(CNN) -- Editor's note: Watch CNN's TV theme week Comic Book Heroes from June 10-17 on World Report, CNN Newstream and I-desk.
Ten years ago a Kuwaiti graduate from an American business school took a cab ride through London. By the end of the journey he had formed an idea which would spread across the world.
It was the wake of 9/11, and Dr. Naif Al-Mutawa decided to create Islamic superheroes. Islamic religion and culture had become a global talking point and instead of complaining about the representation of his culture, Al-Mutawa decided to re-define it.
"Everytime something terrible happens in the name of my culture, my culture becomes diluted. I wanted to grab the bull by the horns and change it," Al-Mutawa explained in an interview with CNN.
And so the CEO of Teshkeel Media Group created 'The 99' -- a comic book series inspired by principles within his faith.
The series follows 99 superheroes whose powers are based on the Qu'ran's 99 Virtues of Allah: strength, courage and wisdom among them.
"It doesn't matter what culture you're from, it can still resonate. What The 99 does is saying 'Hey, our values, they're the same as yours; they're the same as the rest of the world. Let's just focus on the positives of this."
To be able to launch his project, Dr. Naif Al-Matawa had to call in the help of investors, eventually raising enough money. The series debuted in 2006 and its success spread quickly over the world, even turning into an animated series now showing in 70 countries.
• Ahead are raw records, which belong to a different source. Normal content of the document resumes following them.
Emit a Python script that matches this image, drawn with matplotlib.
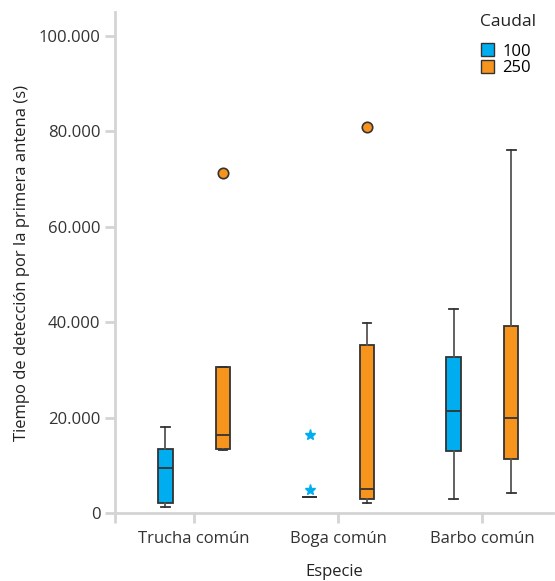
import matplotlib.pyplot as plt
from matplotlib.patches import Patch
from matplotlib.ticker import FuncFormatter

especies = ["Trucha común", "Boga común", "Barbo común"]
caudales = ["100", "250"]

# box statistics, one value per especie
q1 = {"100": [2200, 3300, 13000], "250": [13500, 2900, 11300]}
med = {"100": [9500, 3300, 21300], "250": [16300, 5000, 19900]}
q3 = {"100": [13500, 3300, 32700], "250": [30600, 35300, 39200]}
whislo = {"100": [1300, 3300, 3000], "250": [13200, 2000, 4100]}
whishi = {"100": [18000, 3300, 42800], "250": [30600, 39800, 76100]}
outliers = {"100": [[], [], []], "250": [[71200], [80800], []]}
extremos = {"100": [[], [16300, 4800], []], "250": [[], [], []]}

colores = {"100": "#00aeef", "250": "#f7941d"}
offsets = {"100": -0.2, "250": 0.2}

plt.rcParams['font.family'] = ['Open Sans', 'DejaVu Sans']

fig = plt.figure(figsize=(5.55, 5.81), dpi=100)
ax = fig.add_axes([0.2072, 0.117, 0.7892, 0.8623])

edge = "#333333"
for c in caudales:
    stats = []
    for i in range(len(especies)):
        stats.append(dict(med=med[c][i], q1=q1[c][i], q3=q3[c][i],
                          whislo=whislo[c][i], whishi=whishi[c][i],
                          fliers=outliers[c][i]))
    pos = [i + offsets[c] for i in range(len(especies))]
    ax.bxp(stats, positions=pos, widths=0.1, patch_artist=True,
           boxprops=dict(facecolor=colores[c], edgecolor=edge, linewidth=1.3),
           medianprops=dict(color=edge, linewidth=1.3),
           whiskerprops=dict(color="#555555", linewidth=1.3),
           capprops=dict(color=edge, linewidth=1.3),
           capwidths=0.06,
           flierprops=dict(marker="o", markerfacecolor=colores[c],
                           markeredgecolor=edge, markersize=7.5,
                           markeredgewidth=1.2),
           manage_ticks=False)
    for i in range(len(especies)):
        if extremos[c][i]:
            ax.plot([i + offsets[c]] * len(extremos[c][i]), extremos[c][i],
                    linestyle="none", marker="*", color=colores[c],
                    markersize=8)

ax.set_xlim(-0.55, 2.49)
ax.set_ylim(0, 105000)
ax.set_xticks(range(len(especies)))
ax.set_xticklabels(especies)
ax.set_xticks([-0.55], minor=True)
ax.set_yticks([0, 20000, 40000, 60000, 80000, 100000])
ax.yaxis.set_major_formatter(FuncFormatter(lambda v, p: f"{int(v):,}".replace(",", ".")))

spine_col = "#d4d4d4"
for s in ["top", "right"]:
    ax.spines[s].set_visible(False)
for s in ["left", "bottom"]:
    ax.spines[s].set_color(spine_col)
    ax.spines[s].set_linewidth(2)
ax.tick_params(axis="both", which="both", color=spine_col, width=2, length=7,
               labelsize=12, labelcolor="#333333")
ax.tick_params(axis="x", pad=6)

ax.set_xlabel("Especie", fontsize=12, color="#222222", labelpad=12)
ax.set_ylabel("Tiempo de detección por la primera antena (s)", fontsize=12,
              color="#222222", labelpad=6)

fig.text(480 / 555, 1 - 22 / 581, "Caudal", fontsize=12.5, color="#222222",
         ha="left", va="center")
handles = [Patch(facecolor=colores[c], edgecolor=edge, label=c) for c in caudales]
leg = fig.legend(handles=handles, loc="upper left",
                 bbox_to_anchor=(478 / 555, 1 - 40 / 581), frameon=False,
                 fontsize=12, handlelength=0.75, handleheight=0.8,
                 handletextpad=0.5, labelspacing=0.05, borderaxespad=0,
                 borderpad=0.2)

fig.savefig("out.png", dpi=100)
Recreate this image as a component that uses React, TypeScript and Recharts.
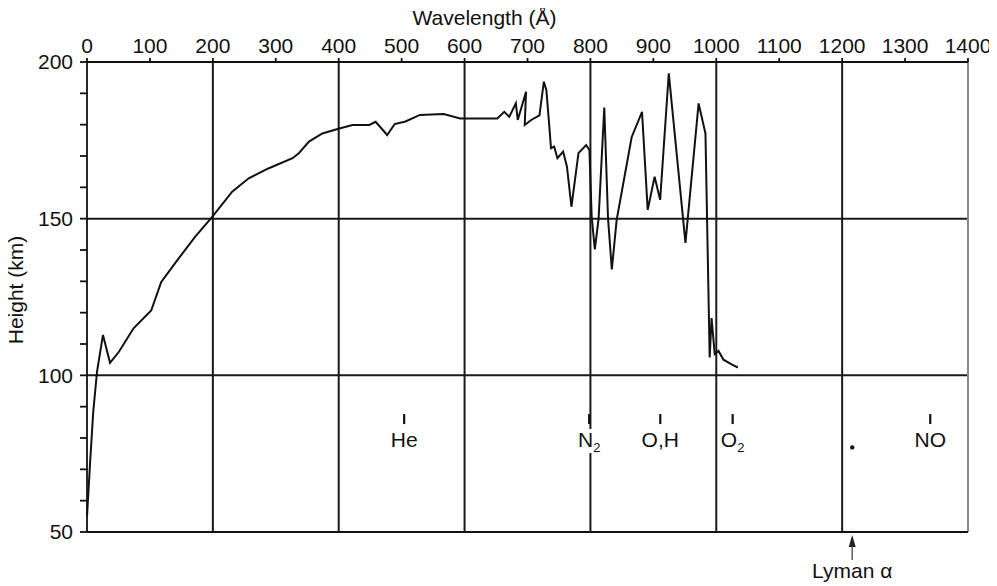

The big break however came in 2010 when the Justice League with Batman, Superman and Wonder Woman, teamed up with 'The 99'. DC Comics had agreed to a six-issue crossover.
"Those story lines start off with distrust between the two groups of superheroes and they find out in Book 2 that actually it's the bad guys from both universes causing the distrust an then they fight together cape to shoulder and move it over to trust"
The union of the two comic book universes, fighting together cape to shoulder, won the praise from U.S. president Barack Obama. At the 2010 Presidential Summit on Entrepreneurship, Obama mentioned the work of Dr. Naif Al-Matawa.
"His comic books have captured the imagination of so many young people, with superheroes who embody the teachings and tolerance of Islam. In his comic books, Superman and Batman reached out to their Muslim counterparts. And I hear they are making progress, too."
But the journey of 'The 99' hasn't been marked only by praise. The animated version was originally banned in Saudi Arabia and both Europe and the U.S. have been slow to embrace the Islamic superheroes.
Trying to spark a higher interest among Americans, Dr. Naif Al-Mutawa invited a group of students from Boston to Kuwait in the spring of 2013. They discussed the differences and similarities between the universes of DC and Marvel and the universe of 'The 99'.
A student in attendance pointed out the costume of one of the female superheroes in 'The 99'.
"One of the differences I noticed was, I guess there was an issue in the Islamic world that all the women were not wearing Burkhas, but in the United States, people were upset that one of the women was wearing a Burkha."
Being proactive in the way the Islamic culture is represented to the outside world is what's important to Dr. Naif Al-Matawa and he hopes he can have a positive influence on how the future generations of the Western culture will perceive it.
"For me to have been able to make kind of a dent, even if it's a small dent on how Islam is perceived to my children, I believe, which was my intent to begin with, I have achieved that and hopefully I've been able to have that influence on their children as well."